Hatami was born in Tehran. After graduating from the Military College, he joined the Tudeh Party in 1942. He taught in the Military College for three years.

In 1945, a new government was established in Azerbaijan. This province was occupied by the Red Army, which declared it an independent state (to be supported by the Soviet Union). In response, Hatami traveled to Tabriz, Azerbaijan, and played a significant role in the creation of an army for the Democrat Party. After the Democrat Party was defeated, he escaped the country and went to the Soviet Union. From 1947 to 1974, he was a member of the Science Academy for the Socialist Republic of Azerbaijan. After the Iranian Revolution, he returned to Iran and continued his writings as a member of the Central Committee of the Tudeh Party of Iran.

The Tudeh Party had been created in 1941. The Tudeh's ideology was Marxist–Leninist, and it supported policies of the former Soviet Union. The Party had played a major role in Iran's political scene until it was banned for the second time following the August 19, 1953 coup. After the 1979 Revolution, the Tudeh Party declared Ayatollah Khomeini and the Islamic Republic regime revolutionaries and anti-imperialists, and actively supported the new government. Although the Party never opposed the Islamic Republic, it became the target of government attacks in 1982, and most of the Party's leaders and members were imprisoned.

== Arrest and detention ==

The circumstances of Hatami's arrest and detention are not known.

== Trial ==

According to the book The Tudeh Martyrs, Mr. Hatami was tried and condemned to life imprisonment. No information about the trial, or the retrials that led to the executions, has become available.

The relatives of the political prisoners executed in 1988 refute the legality of the judicial process that resulted in thousands of executions throughout Iran. In an open letter to then-Minister of Justice Dr. Habibi in 1988, they argued that the official secrecy surrounding these executions was proof of their illegality. They noted that an overwhelming majority of these prisoners had been tried and sentenced to prison terms, which they either were serving or had completed when they were retried and sentenced to death.

== Charges ==

No charge was ever levelled publicly against Hatami. In their letters to the Minister of Justice in 1988, and to the U.N. Special Rapporteur visiting Iran in February 2003, the families of the victims stated that authorities' accusations against the prisoners had included being "counter-revolutionary, anti-religion, and anti-Islam," as well as being "associated with military action or with various [opposition] groups based near the borders."

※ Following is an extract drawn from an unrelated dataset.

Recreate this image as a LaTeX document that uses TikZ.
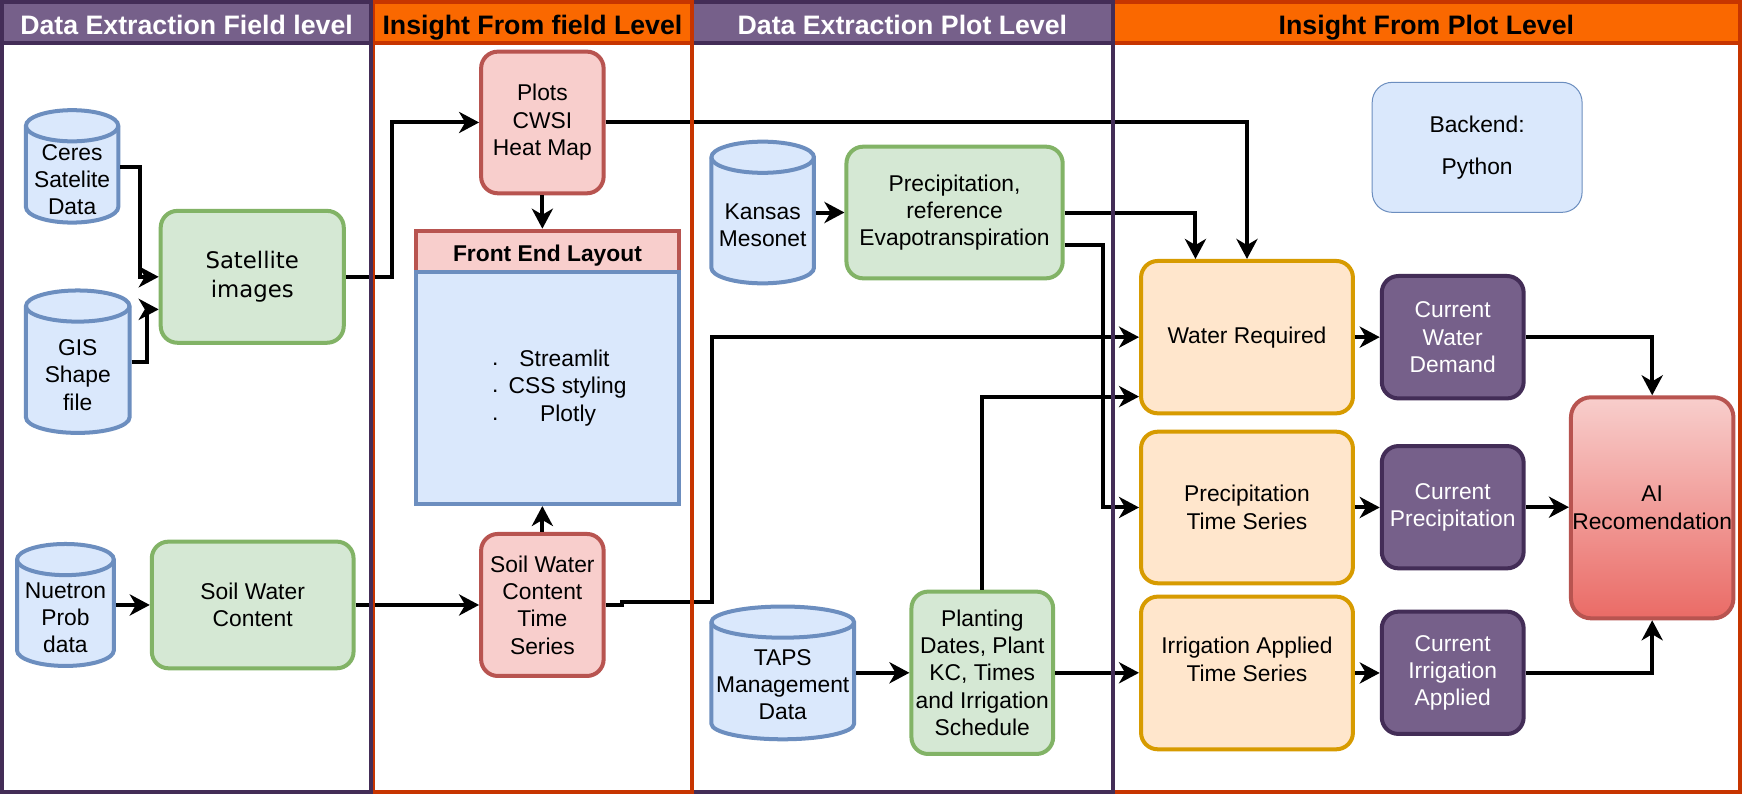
\documentclass[tikz,border=0pt]{standalone}
\usepackage{fontspec}
\setmainfont{Liberation Sans}
\newfontfamily\dejavu{DejaVu Sans}
\usetikzlibrary{arrows.meta,calc}
\definecolor{purfill}{HTML}{76608A}
\definecolor{purline}{HTML}{432D57}
\definecolor{orfill}{HTML}{FA6800}
\definecolor{orline}{HTML}{C73500}
\definecolor{grfill}{HTML}{D5E8D4}
\definecolor{grline}{HTML}{82B366}
\definecolor{blfill}{HTML}{DAE8FC}
\definecolor{blline}{HTML}{6C8EBF}
\definecolor{rdfill}{HTML}{F8CECC}
\definecolor{rdline}{HTML}{B85450}
\definecolor{rdbot}{HTML}{EA6B66}
\definecolor{ylfill}{HTML}{FFE6CC}
\definecolor{ylline}{HTML}{D79B00}

\newcommand\dbcyl[4]{%
  \pgfmathsetmacro\cyxc{(#1+#3)/2}%
  \pgfmathsetmacro\cyrx{(#3-#1)/2}%
  \pgfmathsetmacro\cyka{0.5523*\cyrx}%
  \pgfmathsetmacro\cyta{#2+14}%
  \pgfmathsetmacro\cyba{#4-14}%
  \pgfmathsetmacro\cytb{#2+28}%
  \path[cylsty] (#1,\cyta) -- (#1,\cyba) .. controls (#1,\cyba+7.73) and (\cyxc-\cyka,#4) .. (\cyxc,#4) .. controls (\cyxc+\cyka,#4) and (#3,\cyba+7.73) .. (#3,\cyba) -- (#3,\cyta) .. controls (#3,\cyta-7.73) and (\cyxc+\cyka,#2) .. (\cyxc,#2) .. controls (\cyxc-\cyka,#2) and (#1,\cyta-7.73) .. (#1,\cyta) -- cycle;
  \path[cylsty, fill=none] (#1,\cyta) .. controls (#1,\cyta+7.73) and (\cyxc-\cyka,\cytb) .. (\cyxc,\cytb) .. controls (\cyxc+\cyka,\cytb) and (#3,\cyta+7.73) .. (#3,\cyta);
}

\tikzset{
  txt/.style={font=\fontsize{20.5}{24.6}\selectfont, align=center, inner sep=0pt},
  box/.style={txt, rectangle, rounded corners=15, line width=3.6, outer sep=1.8},
  greenbox/.style={box, fill=grfill, draw=grline},
  redbox/.style={box, fill=rdfill, draw=rdline},
  yelbox/.style={box, fill=ylfill, draw=ylline},
  purbox/.style={box, fill=purfill, draw=purline, text=white},
  cylsty/.style={line width=3.6, draw=blline, fill=blfill},
  cyltext/.style={txt, outer sep=1.8, minimum height=60},
  arr/.style={line width=3.6, black, -{Stealth[length=18pt,width=19pt,inset=5.5pt]}},
  hdr/.style={font=\bfseries\fontsize{24}{28}\selectfont, inner sep=0pt, anchor=base},
}

\begin{document}
\begin{tikzpicture}[x=1pt,y=-1pt]
\useasboundingbox (0,0) rectangle (1568,714);
\fill[white] (0,0) rectangle (1568,714);

% header fills
\fill[purfill] (1.8,2.2) rectangle (333.5,38.2);
\fill[orfill] (335,2.2) rectangle (621.8,38.2);
\fill[purfill] (621.8,2.2) rectangle (999.9,38.2);
\fill[orfill] (999.9,2.2) rectangle (1563.5,38.2);

% cylinders
\dbcyl{23.3}{99}{106.3}{200}
\node[cyltext, minimum width=83] (ceres) at (64.8,161.5) {Ceres\\Satelite\\Data};
\dbcyl{23.3}{261}{116.4}{389}
\node[cyltext, minimum width=93.1] (gis) at (69.85,337) {GIS\\Shape\\file};
\dbcyl{15.3}{488.8}{102.3}{598.4}
\node[cyltext, minimum width=87] (nuet) at (58.8,555) {Nuetron\\Prob\\data};
\dbcyl{639.2}{127.3}{731.4}{254.6}
\node[cyltext, minimum width=92.2] (kansas) at (685.3,202.6) {Kansas\\Mesonet};
\dbcyl{639.2}{545}{767.5}{664.3}
\node[cyltext, minimum width=128.3] (taps) at (703.35,615.3) {TAPS\\Management\\Data};

% boxes
\node[greenbox, font=\dejavu\fontsize{20.5}{25.5}\selectfont, minimum width=164.5, minimum height=118.5] (sat) at (226.65,248.75) {Satellite\\images};
\node[greenbox, minimum width=181.3, minimum height=113.8] (swc) at (227.05,543.6) {Soil Water\\Content};
\node[redbox, minimum width=110.1, minimum height=127.3] (plots) at (487.35,110.05) {Plots\\CWSI\\Heat Map};
\node[redbox, minimum width=110.1, minimum height=127.6] (swcts) at (487.35,543.6) {Soil Water\\Content\\Time\\Series};
\node[rectangle, line width=3.6, outer sep=1.8, fill=rdfill, draw=rdline, minimum width=235.8, minimum height=36.7] (feh) at (491.9,225.65) {};
\node[rectangle, line width=3.6, outer sep=1.8, fill=blfill, draw=blline, minimum width=235.8, minimum height=208.9] (fe) at (491.9,348.45) {};
\node[font=\bfseries\fontsize{20.5}{24.6}\selectfont, inner sep=0pt, anchor=base] (fet) at (491.9,235) {Front End Layout};
\node[txt, anchor=base west] (b1) at (441.9,329.5) {\raisebox{1pt}{.}\hspace{19pt}Streamlit};
\node[txt, anchor=base west] (b2) at (441.9,354) {\raisebox{1pt}{.}\hspace{9.2pt}CSS styling};
\node[txt, anchor=base west] (b3) at (441.9,378.9) {\raisebox{1pt}{.}\hspace{37.6pt}Plotly};

\node[greenbox, minimum width=194.3, minimum height=118.3] (pet) at (857.75,190.95) {Precipitation,\\reference\\Evapotranspiration};
\node[greenbox, minimum width=127.3, minimum height=145.9] (plant) at (882.65,604.55) {Planting\\Dates, Plant\\KC, Times\\and Irrigation\\Schedule};

\node[yelbox, minimum width=190.4, minimum height=136.9] (wreq) at (1120.5,302.95) {Water Required};
\node[yelbox, minimum width=190.4, minimum height=136.2] (pts) at (1120.5,456) {Precipitation\\Time Series};
\node[yelbox, minimum width=190.4, minimum height=137.2] (irr) at (1120.5,604.7) {Irrigation Applied\\Time Series\\~};

\node[purbox, minimum width=127.5, minimum height=110] (cwd) at (1305.35,303) {Current\\Water\\Demand};
\node[purbox, minimum width=127.5, minimum height=109.9] (cp) at (1305.35,455.75) {Current\\Precipitation};
\node[purbox, minimum width=127.5, minimum height=109.9] (ci) at (1305.35,604.55) {Current\\Irrigation\\Applied};

\node[box, rounded corners=18, draw=rdline, top color=rdfill, bottom color=rdbot, minimum width=146, minimum height=198.6] (ai) at (1484.6,456.3) {AI\\Recomendation};
\node[txt, rectangle, rounded corners=18, line width=0.9, fill=blfill, draw=blline, minimum width=188.6, minimum height=116.8] (be) at (1327.3,132.4) {Backend:\\[13.4pt]Python};

% connectors
\draw[arr] ($(ceres.east)+(0,-11.7)$) -- ++(17.5,0) |- (sat.west);
\draw[arr] ($(gis.east)+(0,-12)$) -- ++(14.2,0) |- ($(sat.west)+(0,29.25)$);
\draw[arr] (sat.east) -- ++(41.5,0) |- (plots.west);
\draw[arr] (plots.south) -- (plots.south |- feh.north);
\draw[arr] (plots.east) -| (wreq.north);
\draw[arr] (swc.west -| nuet.east) -- (swc.west);
\draw[arr] (swc.east) -- (swcts.west);
\draw[arr] (swcts.north) -- (swcts.north |- fe.south);
\draw[arr] (swcts.east) -- ++(14.4,0) -- ++(0,-2.5) -- ++(81.4,0) |- (wreq.west);
\draw[arr] (pet.west -| kansas.east) -- (pet.west);
\draw[arr] (pet.east) -| ($(wreq.north)+(-46.3,0)$);
\draw[arr] ($(pet.east)+(0,29.2)$) -- ++(34.3,0) |- (pts.west);
\draw[arr] (plant.north) |- ($(wreq.west)+(0,53.4)$);
\draw[arr] (plant.west -| taps.east) -- (plant.west);
\draw[arr] (plant.east) -- (plant.east -| irr.west);
\draw[arr] (wreq.east) -- (wreq.east -| cwd.west);
\draw[arr] (pts.east) -- (pts.east -| cp.west);
\draw[arr] (irr.east) -- (irr.east -| ci.west);
\draw[arr] (cwd.east) -| (ai.north);
\draw[arr] (cp.east) -- (cp.east -| ai.west);
\draw[arr] (ci.east) -| (ai.south);

% lane outlines
\begin{scope}[line width=3.6]
\draw[orline] (999.9,2.2) rectangle (1563.5,712) (999.9,38.2) -- (1563.5,38.2);
\draw[purline] (621.8,2.2) rectangle (999.9,712) (621.8,38.2) -- (999.9,38.2);
\draw[orline] (335,2.2) rectangle (621.8,712) (335,38.2) -- (621.8,38.2);
\draw[purline] (1.8,2.2) rectangle (333.5,712) (1.8,38.2) -- (333.5,38.2);
\end{scope}

% header texts
\node[hdr, text=white] (h1) at (167.65,30.9) {Data Extraction Field level};
\node[hdr, text=black] (h2) at (478.4,30.9) {Insight From field Level};
\node[hdr, text=white] (h3) at (810.85,30.9) {Data Extraction Plot Level};
\node[hdr, text=black] (h4) at (1281.7,30.9) {Insight From Plot Level};
\end{tikzpicture}
\end{document}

An edict by Ayatollah Khomeini - reproduced in the memoirs of Ayatollah Montazeri, his designated successor - corroborated these claims. In this edict, Ayatollah Khomeini referred to the members of the People's Mujahedin of Iran (PMOI) as "hypocrites" who do not believe in Islam and "wage war against God." He also decreed that prisoners who still approved of the PMOI's positions were also "waging war against God" and should be sentenced to death.

== Evidence of guilt ==

The report of his execution contains no evidence provided against Hatami.

== Defence ==

In their open letter, the families of the prisoners stated that the defendants were not given the opportunity to defend themselves in court. Against the assertion that prisoners were associated with guerrillas operating near the borders, the families submitted the isolation of their relatives from the outside during their detention: "Our children lived in most difficult conditions. Visits were limited to 10 minutes behind a glass divider through a telephone every two weeks. We witnessed, over the past seven years, that they were denied access to anything that would have allowed them to establish contacts outside their prisons' walls." Under such conditions, the families argued, it would be impossible for these prisoners to engage with political groups outside Iran, as the authorities claimed.

== Death==

No specific information is available about Hatami's death sentence. He was hanged in September 1988, at age 74.